### JOB
Copy out all the lines exactly. Omit pictures.

= = =

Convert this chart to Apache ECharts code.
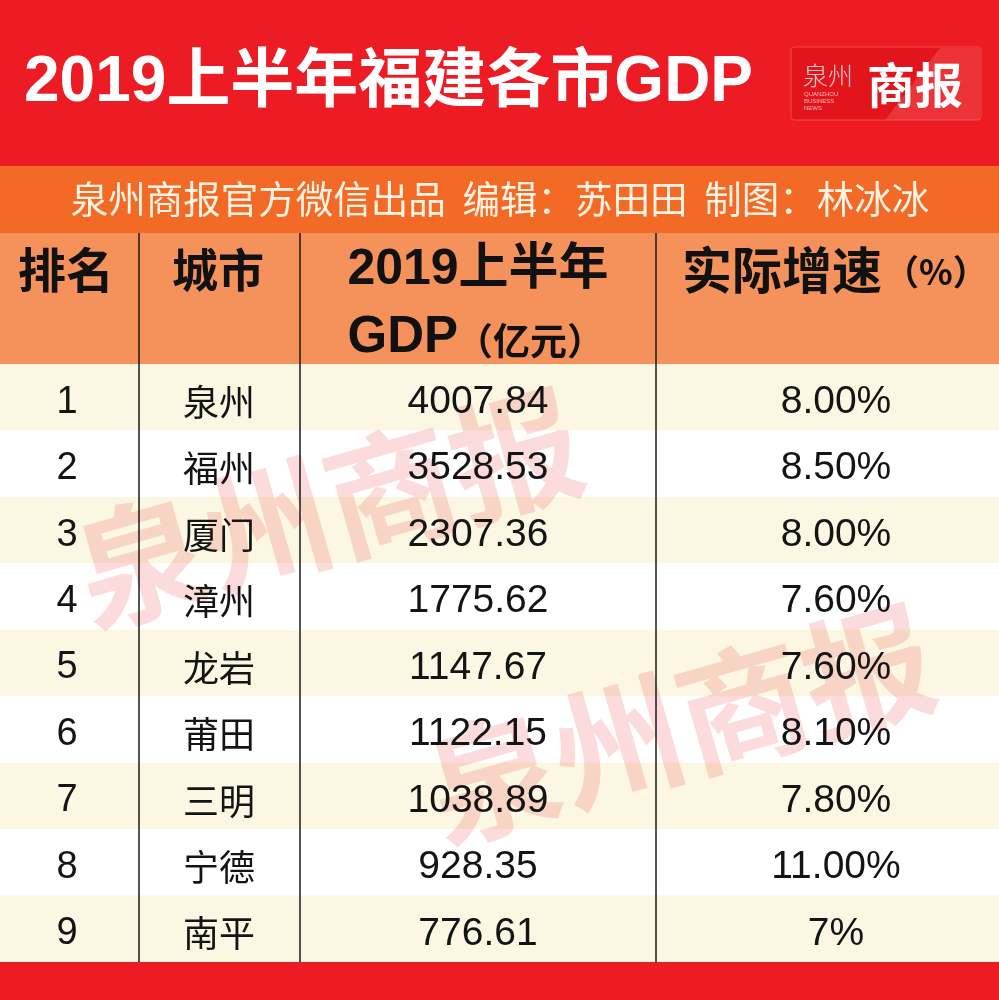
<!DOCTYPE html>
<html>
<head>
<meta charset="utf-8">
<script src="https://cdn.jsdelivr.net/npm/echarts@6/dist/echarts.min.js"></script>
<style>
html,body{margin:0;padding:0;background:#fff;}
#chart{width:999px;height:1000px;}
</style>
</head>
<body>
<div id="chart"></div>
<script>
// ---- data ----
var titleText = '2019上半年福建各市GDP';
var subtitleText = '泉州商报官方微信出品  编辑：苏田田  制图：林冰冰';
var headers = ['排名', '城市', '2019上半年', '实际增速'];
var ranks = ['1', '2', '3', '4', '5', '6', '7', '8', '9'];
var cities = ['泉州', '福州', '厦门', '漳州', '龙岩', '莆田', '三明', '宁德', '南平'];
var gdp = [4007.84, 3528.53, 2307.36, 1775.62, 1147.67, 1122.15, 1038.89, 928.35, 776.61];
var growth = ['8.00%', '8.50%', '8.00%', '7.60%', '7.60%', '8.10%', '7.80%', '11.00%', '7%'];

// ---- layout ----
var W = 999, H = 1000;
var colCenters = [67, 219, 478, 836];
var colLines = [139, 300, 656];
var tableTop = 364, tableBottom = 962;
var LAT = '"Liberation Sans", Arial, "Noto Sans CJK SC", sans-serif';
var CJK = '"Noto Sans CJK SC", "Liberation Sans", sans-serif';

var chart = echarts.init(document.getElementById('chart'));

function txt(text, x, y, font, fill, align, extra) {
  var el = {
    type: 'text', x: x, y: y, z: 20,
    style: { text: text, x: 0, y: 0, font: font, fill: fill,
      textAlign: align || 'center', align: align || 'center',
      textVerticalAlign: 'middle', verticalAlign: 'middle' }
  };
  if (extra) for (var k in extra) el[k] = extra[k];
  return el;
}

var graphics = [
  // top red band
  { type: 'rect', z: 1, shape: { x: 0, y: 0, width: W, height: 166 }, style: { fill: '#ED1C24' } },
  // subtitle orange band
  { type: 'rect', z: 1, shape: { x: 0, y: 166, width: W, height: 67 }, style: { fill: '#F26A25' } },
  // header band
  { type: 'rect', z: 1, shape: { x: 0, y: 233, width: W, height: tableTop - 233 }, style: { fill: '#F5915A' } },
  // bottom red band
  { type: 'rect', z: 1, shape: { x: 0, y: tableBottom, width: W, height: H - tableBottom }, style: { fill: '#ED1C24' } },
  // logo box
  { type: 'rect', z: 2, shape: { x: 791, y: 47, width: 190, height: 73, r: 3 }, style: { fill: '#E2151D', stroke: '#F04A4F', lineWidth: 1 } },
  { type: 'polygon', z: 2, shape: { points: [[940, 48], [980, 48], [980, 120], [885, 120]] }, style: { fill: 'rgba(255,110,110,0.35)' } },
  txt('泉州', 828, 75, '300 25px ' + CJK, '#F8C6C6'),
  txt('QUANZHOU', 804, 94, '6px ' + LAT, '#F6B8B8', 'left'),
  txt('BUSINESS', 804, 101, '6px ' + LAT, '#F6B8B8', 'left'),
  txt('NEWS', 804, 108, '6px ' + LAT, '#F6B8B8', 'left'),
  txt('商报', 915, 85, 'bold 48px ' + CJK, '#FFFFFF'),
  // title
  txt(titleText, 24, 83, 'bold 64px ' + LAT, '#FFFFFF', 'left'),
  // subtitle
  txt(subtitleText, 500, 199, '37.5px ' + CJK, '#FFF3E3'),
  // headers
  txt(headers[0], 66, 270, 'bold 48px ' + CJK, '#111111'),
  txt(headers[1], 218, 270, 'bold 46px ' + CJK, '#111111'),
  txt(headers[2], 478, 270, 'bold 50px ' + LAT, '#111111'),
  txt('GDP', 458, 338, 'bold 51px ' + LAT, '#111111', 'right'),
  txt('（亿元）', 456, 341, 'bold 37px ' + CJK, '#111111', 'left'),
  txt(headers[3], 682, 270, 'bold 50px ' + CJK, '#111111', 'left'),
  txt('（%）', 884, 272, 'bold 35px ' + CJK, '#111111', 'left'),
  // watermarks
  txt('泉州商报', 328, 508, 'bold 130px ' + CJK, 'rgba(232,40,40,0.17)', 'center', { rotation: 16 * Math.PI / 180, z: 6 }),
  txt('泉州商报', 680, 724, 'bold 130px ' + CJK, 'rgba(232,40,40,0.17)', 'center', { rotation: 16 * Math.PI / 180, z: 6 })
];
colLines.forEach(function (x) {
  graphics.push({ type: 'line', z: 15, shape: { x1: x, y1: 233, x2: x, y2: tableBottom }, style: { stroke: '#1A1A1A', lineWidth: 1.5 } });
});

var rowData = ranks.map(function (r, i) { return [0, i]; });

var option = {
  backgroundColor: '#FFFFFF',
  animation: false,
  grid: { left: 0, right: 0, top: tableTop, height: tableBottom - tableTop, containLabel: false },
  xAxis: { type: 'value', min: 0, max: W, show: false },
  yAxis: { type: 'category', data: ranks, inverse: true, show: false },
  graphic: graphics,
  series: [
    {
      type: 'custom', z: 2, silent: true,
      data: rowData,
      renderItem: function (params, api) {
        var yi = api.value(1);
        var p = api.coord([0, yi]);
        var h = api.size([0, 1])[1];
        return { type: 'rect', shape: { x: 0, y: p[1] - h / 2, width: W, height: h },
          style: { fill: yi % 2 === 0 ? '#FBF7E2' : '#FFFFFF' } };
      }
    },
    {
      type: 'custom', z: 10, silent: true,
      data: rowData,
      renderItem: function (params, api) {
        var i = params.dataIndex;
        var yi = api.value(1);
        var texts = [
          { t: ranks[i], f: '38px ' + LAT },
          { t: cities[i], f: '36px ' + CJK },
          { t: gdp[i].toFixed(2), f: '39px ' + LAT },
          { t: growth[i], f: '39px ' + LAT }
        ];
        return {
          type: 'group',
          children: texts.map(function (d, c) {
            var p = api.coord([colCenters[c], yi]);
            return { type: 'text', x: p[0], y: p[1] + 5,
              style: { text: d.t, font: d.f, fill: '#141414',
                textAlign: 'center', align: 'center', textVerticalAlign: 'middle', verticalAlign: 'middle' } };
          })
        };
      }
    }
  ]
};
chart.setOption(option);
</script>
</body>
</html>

= = =

### COMPLETE OUTPUT
Convert this chart to Apache ECharts code.
<!DOCTYPE html>
<html>
<head>
<meta charset="utf-8">
<script src="https://cdn.jsdelivr.net/npm/echarts@6/dist/echarts.min.js"></script>
<style>
html,body{margin:0;padding:0;background:#fff;}
#chart{width:999px;height:1000px;}
</style>
</head>
<body>
<div id="chart"></div>
<script>
// ---- data ----
var titleText = '2019上半年福建各市GDP';
var subtitleText = '泉州商报官方微信出品  编辑：苏田田  制图：林冰冰';
var headers = ['排名', '城市', '2019上半年', '实际增速'];
var ranks = ['1', '2', '3', '4', '5', '6', '7', '8', '9'];
var cities = ['泉州', '福州', '厦门', '漳州', '龙岩', '莆田', '三明', '宁德', '南平'];
var gdp = [4007.84, 3528.53, 2307.36, 1775.62, 1147.67, 1122.15, 1038.89, 928.35, 776.61];
var growth = ['8.00%', '8.50%', '8.00%', '7.60%', '7.60%', '8.10%', '7.80%', '11.00%', '7%'];

// ---- layout ----
var W = 999, H = 1000;
var colCenters = [67, 219, 478, 836];
var colLines = [139, 300, 656];
var tableTop = 364, tableBottom = 962;
var LAT = '"Liberation Sans", Arial, "Noto Sans CJK SC", sans-serif';
var CJK = '"Noto Sans CJK SC", "Liberation Sans", sans-serif';

var chart = echarts.init(document.getElementById('chart'));

function txt(text, x, y, font, fill, align, extra) {
  var el = {
    type: 'text', x: x, y: y, z: 20,
    style: { text: text, x: 0, y: 0, font: font, fill: fill,
      textAlign: align || 'center', align: align || 'center',
      textVerticalAlign: 'middle', verticalAlign: 'middle' }
  };
  if (extra) for (var k in extra) el[k] = extra[k];
  return el;
}

var graphics = [
  // top red band
  { type: 'rect', z: 1, shape: { x: 0, y: 0, width: W, height: 166 }, style: { fill: '#ED1C24' } },
  // subtitle orange band
  { type: 'rect', z: 1, shape: { x: 0, y: 166, width: W, height: 67 }, style: { fill: '#F26A25' } },
  // header band
  { type: 'rect', z: 1, shape: { x: 0, y: 233, width: W, height: tableTop - 233 }, style: { fill: '#F5915A' } },
  // bottom red band
  { type: 'rect', z: 1, shape: { x: 0, y: tableBottom, width: W, height: H - tableBottom }, style: { fill: '#ED1C24' } },
  // logo box
  { type: 'rect', z: 2, shape: { x: 791, y: 47, width: 190, height: 73, r: 3 }, style: { fill: '#E2151D', stroke: '#F04A4F', lineWidth: 1 } },
  { type: 'polygon', z: 2, shape: { points: [[940, 48], [980, 48], [980, 120], [885, 120]] }, style: { fill: 'rgba(255,110,110,0.35)' } },
  txt('泉州', 828, 75, '300 25px ' + CJK, '#F8C6C6'),
  txt('QUANZHOU', 804, 94, '6px ' + LAT, '#F6B8B8', 'left'),
  txt('BUSINESS', 804, 101, '6px ' + LAT, '#F6B8B8', 'left'),
  txt('NEWS', 804, 108, '6px ' + LAT, '#F6B8B8', 'left'),
  txt('商报', 915, 85, 'bold 48px ' + CJK, '#FFFFFF'),
  // title
  txt(titleText, 24, 83, 'bold 64px ' + LAT, '#FFFFFF', 'left'),
  // subtitle
  txt(subtitleText, 500, 199, '37.5px ' + CJK, '#FFF3E3'),
  // headers
  txt(headers[0], 66, 270, 'bold 48px ' + CJK, '#111111'),
  txt(headers[1], 218, 270, 'bold 46px ' + CJK, '#111111'),
  txt(headers[2], 478, 270, 'bold 50px ' + LAT, '#111111'),
  txt('GDP', 458, 338, 'bold 51px ' + LAT, '#111111', 'right'),
  txt('（亿元）', 456, 341, 'bold 37px ' + CJK, '#111111', 'left'),
  txt(headers[3], 682, 270, 'bold 50px ' + CJK, '#111111', 'left'),
  txt('（%）', 884, 272, 'bold 35px ' + CJK, '#111111', 'left'),
  // watermarks
  txt('泉州商报', 328, 508, 'bold 130px ' + CJK, 'rgba(232,40,40,0.17)', 'center', { rotation: 16 * Math.PI / 180, z: 6 }),
  txt('泉州商报', 680, 724, 'bold 130px ' + CJK, 'rgba(232,40,40,0.17)', 'center', { rotation: 16 * Math.PI / 180, z: 6 })
];
colLines.forEach(function (x) {
  graphics.push({ type: 'line', z: 15, shape: { x1: x, y1: 233, x2: x, y2: tableBottom }, style: { stroke: '#1A1A1A', lineWidth: 1.5 } });
});

var rowData = ranks.map(function (r, i) { return [0, i]; });

var option = {
  backgroundColor: '#FFFFFF',
  animation: false,
  grid: { left: 0, right: 0, top: tableTop, height: tableBottom - tableTop, containLabel: false },
  xAxis: { type: 'value', min: 0, max: W, show: false },
  yAxis: { type: 'category', data: ranks, inverse: true, show: false },
  graphic: graphics,
  series: [
    {
      type: 'custom', z: 2, silent: true,
      data: rowData,
      renderItem: function (params, api) {
        var yi = api.value(1);
        var p = api.coord([0, yi]);
        var h = api.size([0, 1])[1];
        return { type: 'rect', shape: { x: 0, y: p[1] - h / 2, width: W, height: h },
          style: { fill: yi % 2 === 0 ? '#FBF7E2' : '#FFFFFF' } };
      }
    },
    {
      type: 'custom', z: 10, silent: true,
      data: rowData,
      renderItem: function (params, api) {
        var i = params.dataIndex;
        var yi = api.value(1);
        var texts = [
          { t: ranks[i], f: '38px ' + LAT },
          { t: cities[i], f: '36px ' + CJK },
          { t: gdp[i].toFixed(2), f: '39px ' + LAT },
          { t: growth[i], f: '39px ' + LAT }
        ];
        return {
          type: 'group',
          children: texts.map(function (d, c) {
            var p = api.coord([colCenters[c], yi]);
            return { type: 'text', x: p[0], y: p[1] + 5,
              style: { text: d.t, font: d.f, fill: '#141414',
                textAlign: 'center', align: 'center', textVerticalAlign: 'middle', verticalAlign: 'middle' } };
          })
        };
      }
    }
  ]
};
chart.setOption(option);
</script>
</body>
</html>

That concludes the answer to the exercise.